Journal of Materials Research and Technology (May 2023)
The role of the ω phase on the microstructure evolution of precipitation and mechanical property in Ti–3Al–5Mo–4Cr–2Zr–1Fe
Abstract
This study investigates the effect of the ω phase on the microstructure evolution and mechanical properties of the Ti–3Al–5Mo–4Cr–2Zr–1Fe (Ti-35421) near β titanium alloy. The study employed a solution treatment at 850 °C followed by two aging treatments, namely, Double Aging (DA) and Isothermal Annealing (IA). The results show that the DA alloy had finer precipitation and fewer Precipitation-Free Zones (PFZs) than the IA alloy. While the Ultimate Tensile Strength (UTS) of the DA alloy was higher (1376 MPa) than that of the IA alloy (1272 MPa), its plasticity was lower.

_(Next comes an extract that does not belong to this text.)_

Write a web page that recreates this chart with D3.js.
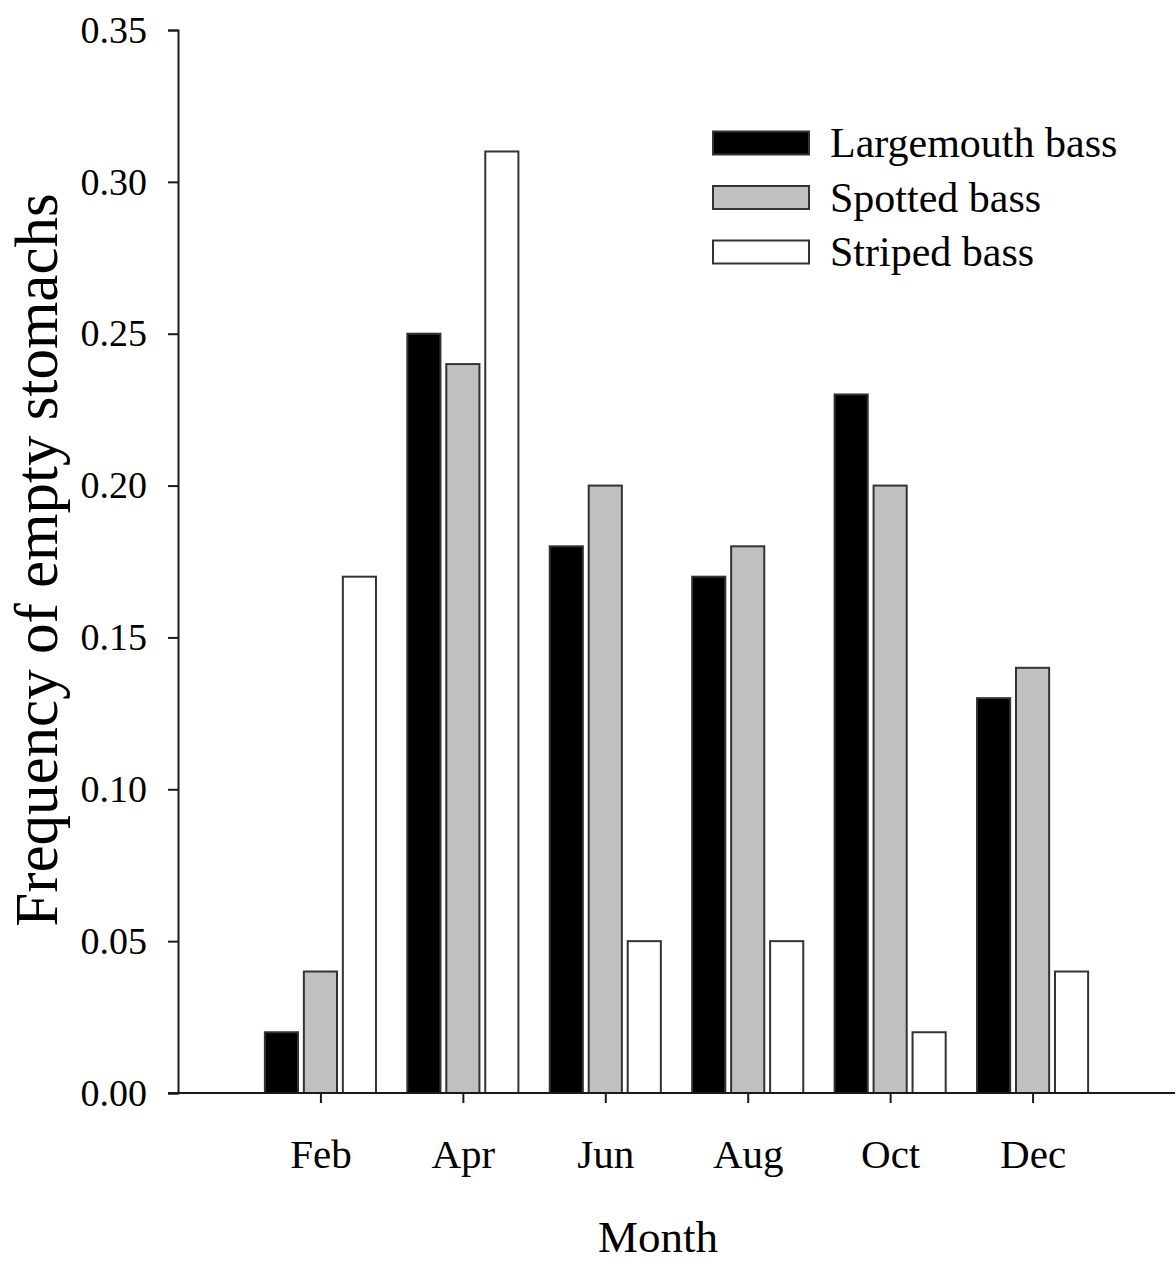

On the other hand, the IA alloy exhibited a better balance between UTS (1272 MPa) and ductility (8.12%). The nucleation mechanism of DA was attributed to the presence of the α stable element Al, which diffused in the microstructure and aggregated in the ω phase, creating favorable nucleation sites for the precipitation of the secondary α phase during low temperature aging. As a result, the PFZs decreased, and the dispersion distribution strengthened the β matrix structure. Conversely, the high aging temperature during IA made it difficult to form the ω phase, resulting in coarser precipitation and increased PFZs as the temperature increased. This paper revealed the influence of ω on the relative precipitation during the phase transition, the microstructure and properties of the Ti–3Al–5Mo–4Cr–2Zr–1Fe, providing valuable insights for optimizing its heat treatment process.